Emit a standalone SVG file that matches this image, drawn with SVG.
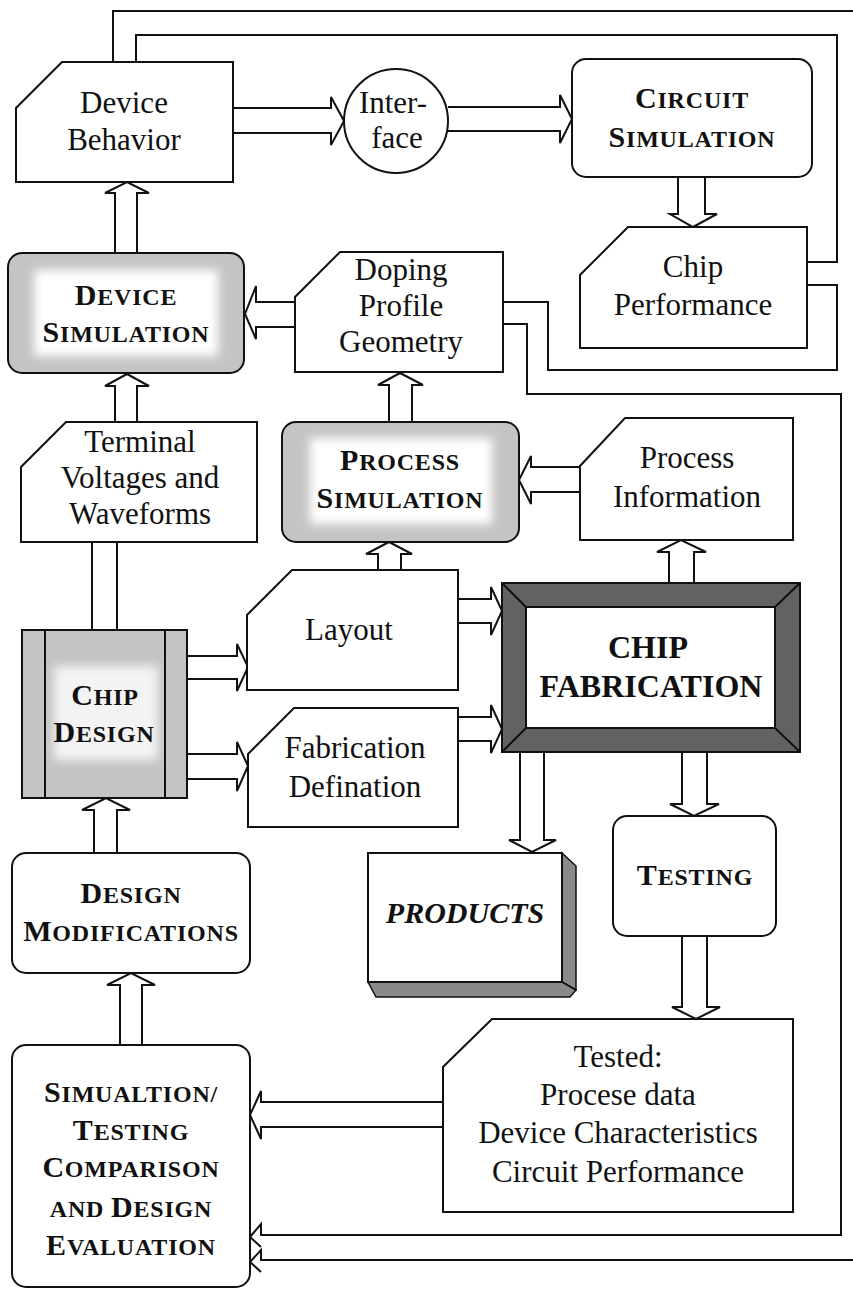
<svg xmlns="http://www.w3.org/2000/svg" width="853" height="1289" viewBox="0 0 853 1289">
  <defs>
    <style>
      .box { fill: #fff; stroke: #111; stroke-width: 2; }
      .edge { fill: none; stroke: #111; stroke-width: 2; }
      .conn { fill: none; stroke: #111; stroke-width: 2; stroke-linejoin: miter; }
      .lbl { font-family: "Liberation Serif", "Times New Roman", serif; font-size: 31px; text-anchor: middle; fill: #111; }
      .sc { font-family: "Liberation Serif", "Times New Roman", serif; font-size: 24px; font-weight: bold; text-anchor: middle; fill: #111; letter-spacing: 0.8px; }
      .cap { font-size: 30px; }
      .caps { font-family: "Liberation Serif", "Times New Roman", serif; font-size: 32px; font-weight: bold; text-anchor: middle; fill: #111; }
      .prod { font-family: "Liberation Serif", "Times New Roman", serif; font-size: 30px; font-weight: bold; font-style: italic; text-anchor: middle; fill: #111; }
      .tone { fill: #c4c4c4; }
      .dark { fill: #626262; }
      .shade { fill: #8a8a8a; stroke: #111; stroke-width: 1.5; }
    </style>
    <filter id="soft" x="-30%" y="-30%" width="160%" height="160%">
      <feGaussianBlur stdDeviation="5"/>
    </filter>
  </defs>

  <!-- connectors: hollow block arrows and feedback channels -->
  <g id="connectors" class="conn">
    <!-- Device Simulation -> Device Behavior -->
    <path d="M115 253 V193 H105 L127 182 L149 193 H137 V253"/>
    <!-- Terminal Voltages -> Device Simulation -->
    <path d="M115 422 V386 H105 L127 374 L149 386 H137 V422"/>
    <!-- Chip Design -> Terminal Voltages -->
    <path d="M92 630 V542 M117 630 V542"/>
    <!-- Process Simulation -> Doping Profile -->
    <path d="M389 422 V385 H378 L400 373 L423 385 H412 V422"/>
    <!-- Layout -> Process Simulation -->
    <path d="M378 570 V554 H366 L389 542 L412 554 H401 V570"/>
    <!-- Chip Fabrication -> Process Information -->
    <path d="M669 583 V552 H657 L681 540 L706 552 H694 V583"/>
    <!-- Design Modifications -> Chip Design -->
    <path d="M94 853 V810 H82 L106 798 L130 810 H117 V853"/>
    <!-- Simulation/Testing -> Design Modifications -->
    <path d="M120 1045 V985 H107 L131 973 L155 985 H142 V1045"/>
    <!-- Circuit Simulation -> Chip Performance -->
    <path d="M678 177 V214 H670 L693 227 L717 214 H705 V177"/>
    <!-- Chip Fabrication -> Products -->
    <path d="M520 752 V840 H509 L532 852 L556 840 H544 V752"/>
    <!-- Chip Fabrication -> Testing -->
    <path d="M682 752 V804 H670 L694 816 L719 804 H707 V752"/>
    <!-- Testing -> Tested data -->
    <path d="M682 936 V1007 H672 L696 1019 L720 1007 H707 V936"/>
    <!-- Device Behavior -> Interface -->
    <path d="M233 108 H331 V97 L344 121 L331 145 V133 H233"/>
    <!-- Interface -> Circuit Simulation -->
    <path d="M448 107 H560 V95 L572 119 L560 143 V131 H448"/>
    <!-- Chip Design -> Layout -->
    <path d="M187 656 H237 V644 L248 667 L237 691 V679 H187"/>
    <!-- Chip Design -> Fabrication Defination -->
    <path d="M187 754 H237 V742 L248 766 L237 791 V779 H187"/>
    <!-- Layout -> Chip Fabrication -->
    <path d="M458 599 H491 V587 L502 611 L491 635 V623 H458"/>
    <!-- Fabrication Defination -> Chip Fabrication -->
    <path d="M458 717 H491 V705 L502 729 L491 753 V741 H458"/>
    <!-- Doping Profile -> Device Simulation -->
    <path d="M295 302 H256 V286 L245 314 L256 339 V327 H295"/>
    <!-- Process Information -> Process Simulation -->
    <path d="M580 467 H531 V456 L519 480 L531 504 V492 H580"/>
    <!-- Tested data -> Simulation/Testing -->
    <path d="M443 1102 H261 V1091 L250 1115 L261 1139 V1127 H443"/>

    <!-- feedback: Chip Performance -> Device Behavior -->
    <path d="M113 62 V11 H860"/>
    <path d="M136 62 V35 H837 V262 H807"/>
    <!-- feedback loop between Doping Profile and Chip Performance -->
    <path d="M807 285 H837 V370 H548 V302 H503"/>
    <!-- feedback: Doping Profile -> Simulation/Testing -->
    <path d="M503 324 H527 V394 H841 V1235 H261 V1224 L250 1237 L261 1247"/>
    <path d="M860 1260 H261 V1250 L250 1262 L261 1272"/>
  </g>

  <!-- Device Behavior -->
  <g id="device-behavior">
    <path class="box" d="M62 62 H233 V182 H16 V108 Z"/>
    <text class="lbl" x="124" y="113">Device</text>
    <text class="lbl" x="124" y="150">Behavior</text>
  </g>

  <!-- Interface -->
  <g id="interface">
    <circle class="box" cx="396" cy="121" r="52"/>
    <text class="lbl" x="393" y="113">Inter-</text>
    <text class="lbl" x="397" y="148">face</text>
  </g>

  <!-- Circuit Simulation -->
  <g id="circuit-simulation">
    <rect class="box" x="572" y="59" width="240" height="118" rx="14"/>
    <text class="sc" x="692" y="108"><tspan class="cap">C</tspan>IRCUIT</text>
    <text class="sc" x="692" y="147"><tspan class="cap">S</tspan>IMULATION</text>
  </g>

  <!-- Chip Performance -->
  <g id="chip-performance">
    <path class="box" d="M628 227 H807 V348 H580 V275 Z"/>
    <text class="lbl" x="693" y="277">Chip</text>
    <text class="lbl" x="693" y="315">Performance</text>
  </g>

  <!-- Device Simulation -->
  <g id="device-simulation">
    <rect class="tone" x="8" y="253" width="236" height="120" rx="14"/>
    <rect x="34" y="270" width="184" height="86" fill="#fff" filter="url(#soft)"/>
    <rect class="edge" x="8" y="253" width="236" height="120" rx="14"/>
    <text class="sc" x="126" y="305"><tspan class="cap">D</tspan>EVICE</text>
    <text class="sc" x="126" y="342"><tspan class="cap">S</tspan>IMULATION</text>
  </g>

  <!-- Doping Profile Geometry -->
  <g id="doping-profile">
    <path class="box" d="M340 252 H503 V372 H295 V297 Z"/>
    <text class="lbl" x="401" y="280">Doping</text>
    <text class="lbl" x="401" y="316">Profile</text>
    <text class="lbl" x="401" y="352">Geometry</text>
  </g>

  <!-- Terminal Voltages and Waveforms -->
  <g id="terminal-voltages">
    <path class="box" d="M66 422 H257 V542 H21 V467 Z"/>
    <text class="lbl" x="140" y="452">Terminal</text>
    <text class="lbl" x="140" y="488">Voltages and</text>
    <text class="lbl" x="140" y="524">Waveforms</text>
  </g>

  <!-- Process Simulation -->
  <g id="process-simulation">
    <rect class="tone" x="282" y="422" width="237" height="120" rx="14"/>
    <rect x="310" y="438" width="182" height="86" fill="#fff" filter="url(#soft)"/>
    <rect class="edge" x="282" y="422" width="237" height="120" rx="14"/>
    <text class="sc" x="400" y="470"><tspan class="cap">P</tspan>ROCESS</text>
    <text class="sc" x="400" y="508"><tspan class="cap">S</tspan>IMULATION</text>
  </g>

  <!-- Process Information -->
  <g id="process-information">
    <path class="box" d="M625 418 H793 V540 H580 V466 Z"/>
    <text class="lbl" x="687" y="468">Process</text>
    <text class="lbl" x="687" y="507">Information</text>
  </g>

  <!-- Chip Design -->
  <g id="chip-design">
    <rect class="tone" x="22" y="630" width="165" height="168"/>
    <rect x="54" y="666" width="104" height="94" fill="#fff" opacity="0.8" filter="url(#soft)"/>
    <rect class="edge" x="22" y="630" width="165" height="168"/>
    <path class="edge" d="M45 630 V798 M165 630 V798"/>
    <text class="sc" x="105" y="705"><tspan class="cap">C</tspan>HIP</text>
    <text class="sc" x="104" y="742"><tspan class="cap">D</tspan>ESIGN</text>
  </g>

  <!-- Layout -->
  <g id="layout">
    <path class="box" d="M292 570 H458 V690 H247 V615 Z"/>
    <text class="lbl" x="349" y="640">Layout</text>
  </g>

  <!-- Fabrication Defination -->
  <g id="fabrication-defination">
    <path class="box" d="M294 708 H458 V827 H248 V754 Z"/>
    <text class="lbl" x="355" y="758">Fabrication</text>
    <text class="lbl" x="355" y="797">Defination</text>
  </g>

  <!-- Chip Fabrication: bevelled frame -->
  <g id="chip-fabrication">
    <rect class="dark" x="502" y="583" width="298" height="169"/>
    <rect x="526" y="607" width="249" height="121" fill="#fff" stroke="#111" stroke-width="2"/>
    <rect class="edge" x="502" y="583" width="298" height="169"/>
    <path class="edge" d="M502 583 L526 607 M800 583 L775 607 M502 752 L526 728 M800 752 L775 728"/>
    <text class="caps" x="648" y="658">CHIP</text>
    <text class="caps" x="651" y="697">FABRICATION</text>
  </g>

  <!-- Products: box with shaded sides -->
  <g id="products">
    <path class="shade" d="M562 853 L576 866 V990 L562 982 Z"/>
    <path class="shade" d="M368 982 H562 L576 990 L570 997 H376 Z"/>
    <rect class="box" x="368" y="853" width="194" height="129"/>
    <text class="prod" x="465" y="923">PRODUCTS</text>
  </g>

  <!-- Testing -->
  <g id="testing">
    <rect class="box" x="613" y="816" width="163" height="120" rx="14"/>
    <text class="sc" x="695" y="885"><tspan class="cap">T</tspan>ESTING</text>
  </g>

  <!-- Design Modifications -->
  <g id="design-modifications">
    <rect class="box" x="12" y="853" width="238" height="120" rx="14"/>
    <text class="sc" x="131" y="903"><tspan class="cap">D</tspan>ESIGN</text>
    <text class="sc" x="131" y="941"><tspan class="cap">M</tspan>ODIFICATIONS</text>
  </g>

  <!-- Tested data -->
  <g id="tested-data">
    <path class="box" d="M492 1019 H793 V1212 H443 V1067 Z"/>
    <text class="lbl" x="618" y="1067">Tested:</text>
    <text class="lbl" x="618" y="1105">Procese data</text>
    <text class="lbl" x="618" y="1143">Device Characteristics</text>
    <text class="lbl" x="618" y="1182">Circuit Performance</text>
  </g>

  <!-- Simulation / Testing Comparison and Design Evaluation -->
  <g id="comparison-evaluation">
    <rect class="box" x="12" y="1045" width="238" height="242" rx="14"/>
    <text class="sc" x="131" y="1102"><tspan class="cap">S</tspan>IMUALTION/</text>
    <text class="sc" x="131" y="1140"><tspan class="cap">T</tspan>ESTING</text>
    <text class="sc" x="131" y="1177"><tspan class="cap">C</tspan>OMPARISON</text>
    <text class="sc" x="131" y="1217">AND <tspan class="cap">D</tspan>ESIGN</text>
    <text class="sc" x="131" y="1255"><tspan class="cap">E</tspan>VALUATION</text>
  </g>
</svg>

=== TASK PROMPT ===
Go through the listing above and pull out each line containing the word "with".

=== COMPLETED TASK ===
Emit a standalone SVG file that matches this image, drawn with SVG.
  <!-- Products: box with shaded sides -->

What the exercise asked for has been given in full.